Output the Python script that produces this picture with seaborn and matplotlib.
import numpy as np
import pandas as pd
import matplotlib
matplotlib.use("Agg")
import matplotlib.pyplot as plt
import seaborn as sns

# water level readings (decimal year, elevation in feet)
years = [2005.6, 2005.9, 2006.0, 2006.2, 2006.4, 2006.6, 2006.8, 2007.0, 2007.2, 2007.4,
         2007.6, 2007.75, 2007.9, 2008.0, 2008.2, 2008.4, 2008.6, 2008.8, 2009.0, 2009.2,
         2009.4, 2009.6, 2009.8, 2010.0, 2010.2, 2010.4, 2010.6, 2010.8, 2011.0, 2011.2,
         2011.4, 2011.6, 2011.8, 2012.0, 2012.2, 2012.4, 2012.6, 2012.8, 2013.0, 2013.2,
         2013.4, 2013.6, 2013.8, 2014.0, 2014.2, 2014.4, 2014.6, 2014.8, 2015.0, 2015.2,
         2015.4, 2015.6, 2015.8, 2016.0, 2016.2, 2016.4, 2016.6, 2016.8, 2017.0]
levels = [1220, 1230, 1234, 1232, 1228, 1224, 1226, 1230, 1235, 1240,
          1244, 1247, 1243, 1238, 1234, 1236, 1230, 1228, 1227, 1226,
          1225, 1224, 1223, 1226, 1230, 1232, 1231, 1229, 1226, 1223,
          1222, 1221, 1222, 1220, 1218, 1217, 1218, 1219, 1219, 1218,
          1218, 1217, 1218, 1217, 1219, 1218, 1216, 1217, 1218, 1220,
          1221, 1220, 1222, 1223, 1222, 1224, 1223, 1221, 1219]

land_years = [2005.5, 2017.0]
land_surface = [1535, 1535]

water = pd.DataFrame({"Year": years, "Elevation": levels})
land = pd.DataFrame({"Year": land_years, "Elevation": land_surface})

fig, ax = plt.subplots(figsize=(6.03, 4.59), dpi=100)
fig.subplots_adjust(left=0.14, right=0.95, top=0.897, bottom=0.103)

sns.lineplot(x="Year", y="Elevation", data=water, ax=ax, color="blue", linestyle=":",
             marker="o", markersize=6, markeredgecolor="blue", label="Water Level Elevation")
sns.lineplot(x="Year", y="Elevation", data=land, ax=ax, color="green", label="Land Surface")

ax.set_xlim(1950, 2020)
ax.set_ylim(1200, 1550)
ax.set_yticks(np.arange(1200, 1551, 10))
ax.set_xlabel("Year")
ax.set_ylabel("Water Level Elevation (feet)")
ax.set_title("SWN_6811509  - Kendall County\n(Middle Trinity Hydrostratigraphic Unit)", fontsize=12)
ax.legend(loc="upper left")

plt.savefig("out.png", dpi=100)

· · · · · · ·

▸ **REQUIRED TASK**: Restate the data above exactly, keeping each word as it stands.

▸ **TASK OUTPUT**:
Output the Python script that produces this picture with seaborn and matplotlib.
import numpy as np
import pandas as pd
import matplotlib
matplotlib.use("Agg")
import matplotlib.pyplot as plt
import seaborn as sns

# water level readings (decimal year, elevation in feet)
years = [2005.6, 2005.9, 2006.0, 2006.2, 2006.4, 2006.6, 2006.8, 2007.0, 2007.2, 2007.4,
         2007.6, 2007.75, 2007.9, 2008.0, 2008.2, 2008.4, 2008.6, 2008.8, 2009.0, 2009.2,
         2009.4, 2009.6, 2009.8, 2010.0, 2010.2, 2010.4, 2010.6, 2010.8, 2011.0, 2011.2,
         2011.4, 2011.6, 2011.8, 2012.0, 2012.2, 2012.4, 2012.6, 2012.8, 2013.0, 2013.2,
         2013.4, 2013.6, 2013.8, 2014.0, 2014.2, 2014.4, 2014.6, 2014.8, 2015.0, 2015.2,
         2015.4, 2015.6, 2015.8, 2016.0, 2016.2, 2016.4, 2016.6, 2016.8, 2017.0]
levels = [1220, 1230, 1234, 1232, 1228, 1224, 1226, 1230, 1235, 1240,
          1244, 1247, 1243, 1238, 1234, 1236, 1230, 1228, 1227, 1226,
          1225, 1224, 1223, 1226, 1230, 1232, 1231, 1229, 1226, 1223,
          1222, 1221, 1222, 1220, 1218, 1217, 1218, 1219, 1219, 1218,
          1218, 1217, 1218, 1217, 1219, 1218, 1216, 1217, 1218, 1220,
          1221, 1220, 1222, 1223, 1222, 1224, 1223, 1221, 1219]

land_years = [2005.5, 2017.0]
land_surface = [1535, 1535]

water = pd.DataFrame({"Year": years, "Elevation": levels})
land = pd.DataFrame({"Year": land_years, "Elevation": land_surface})

fig, ax = plt.subplots(figsize=(6.03, 4.59), dpi=100)
fig.subplots_adjust(left=0.14, right=0.95, top=0.897, bottom=0.103)

sns.lineplot(x="Year", y="Elevation", data=water, ax=ax, color="blue", linestyle=":",
             marker="o", markersize=6, markeredgecolor="blue", label="Water Level Elevation")
sns.lineplot(x="Year", y="Elevation", data=land, ax=ax, color="green", label="Land Surface")

ax.set_xlim(1950, 2020)
ax.set_ylim(1200, 1550)
ax.set_yticks(np.arange(1200, 1551, 10))
ax.set_xlabel("Year")
ax.set_ylabel("Water Level Elevation (feet)")
ax.set_title("SWN_6811509  - Kendall County\n(Middle Trinity Hydrostratigraphic Unit)", fontsize=12)
ax.legend(loc="upper left")

plt.savefig("out.png", dpi=100)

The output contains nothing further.